Friday, January 22, 2010

“A point in any direction is the same as no point at all.”

Well, whaddaya know, another animated feature. This one’s a bit…odd though. The Point was made in 1971 as a made-for-TV movie based on an album and drug-induced children’s fable by singer/songwriter Harry Nilsson. The only reason I sought this out is because I watched it as a kid and it was weird as all hell.

So a father reads his son a bedtime story about a kingdom where everyone there has a pointed head, except for one kid who’s born with a round head. When he’s older, he gets a pointed hat, a loyal dog and earns the ire of the son of a powerful Count and gets exiled from the kingdom on the technicality of not having a pointed head and is sent into the Pointless Forest, where he meets all sorts of weird things before learning the moral of the story (that everything has a point, if you couldn’t guess already), and returns home.

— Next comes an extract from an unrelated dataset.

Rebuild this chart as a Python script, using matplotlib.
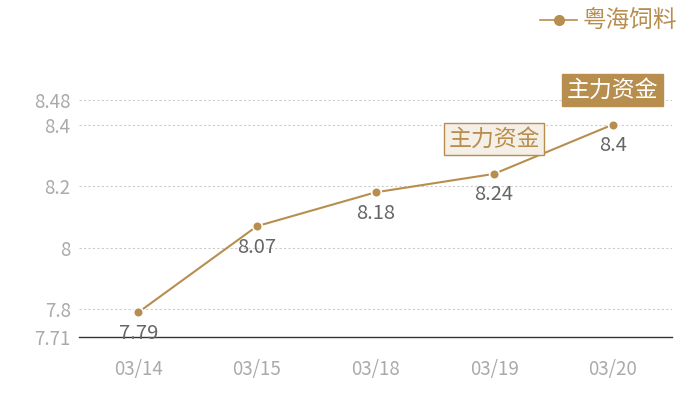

The Father/Narrator: Originally Dustin Hoffman, then in subsequent releases/broadcasts, it was Alan Barzam, then Alan Thicke and then finally Ringo Starr for the home video version. Anyway, whoever it is, it’s a normal dad reading his kid a bedtime story. The Ringo version is the one I watched and he does a fine job of it.

Oblio: Mike Lookinland voices Our Hero, a decent kid who’s treated differently by the accident of his birth. Not much to his character though.

Arrow: Oblio’s loyal, blue and pointy dog. The badass of the film, because he’s never annoying and generally more observant of his environment than Oblio.

The Count: Lennie Weinrib voices our villain, a purple-bodied guy with a gigantic moustache and a surly attitude. He’s a jerk, his son’s a jerk, and he manipulates the rather foolish king into exiling Oblio. Like a jerk.

The Pointed Man: A really trippy, three-headed weirdo who Oblio meets in the Pointless Forest and tries to espouse some kind of nihilistic belief system onto the poor kid. Has a habit of popping in and out of sight to “his” own musical cue.

The Rock Man: Bill Martin voices a guy made of multi-colored pastel rocks that Oblio runs into in a ravine after evading giant bees. Gives the kid some vague advice and talks like he’s stoned….

Look, I need to apologize for that pun: I’M SORRY!

The Leaf Man: Paul Frees voices a guy who looks like a walking shrub that talks like Dom DeLouise who’s trying to get Oblio involved in the growing field of leaf selling. Probably not a direct drug reference, but it was 1971 so I’m not ruling it out.

Directed by Fred Wolf, the film has a really unique visual style that has a lot of sketch-like, hand drawn elements to it by the animators. Sometimes its kind of charming, sometimes (like the Rock Man) slightly less so, and sometimes, like those bouncing pink ladies that never stop laughing, it strays into nightmare fuel. Still, its really memorable what the animators did.

Original Fable by Harry Nilsson, Story by Nilsson and Carole A. Beers, screenplay by Norm Lenzer, and additional story stuff by Fred Wolf. The story itself is a fairly inoffensive tale about accepting people different from yourself. Still, the ending is a bit…weird when you think about it. Spoilers on, though I doubt you’ll check it out for the story. Oblio returns home, people are happy and the Count tries to boot him out again, knocking Oblio’s hat off…only to reveal a point on Oblio’s head. Then suddenly, the heads of everybody and everything else in the town become rounded, except for Oblio. I guess this is all well and good, but the whole crux of the story was that Oblio was disliked for being different from the majority, and at the end of the movie, he’s still different from the majority…um...

The songs by Harry Nilsson are generally catchy and easy to listen to. Pretty nice, actually, especially “Everything’s Got ‘Em,” “Me and My Arrow,” and “Are You Sleeping?”

The Point is a weird little movie, but not without its charms. The songs are catchy and occasionally the animation is surprisingly engaging. Not recommended for everybody, but it’s a harmless enough little tale.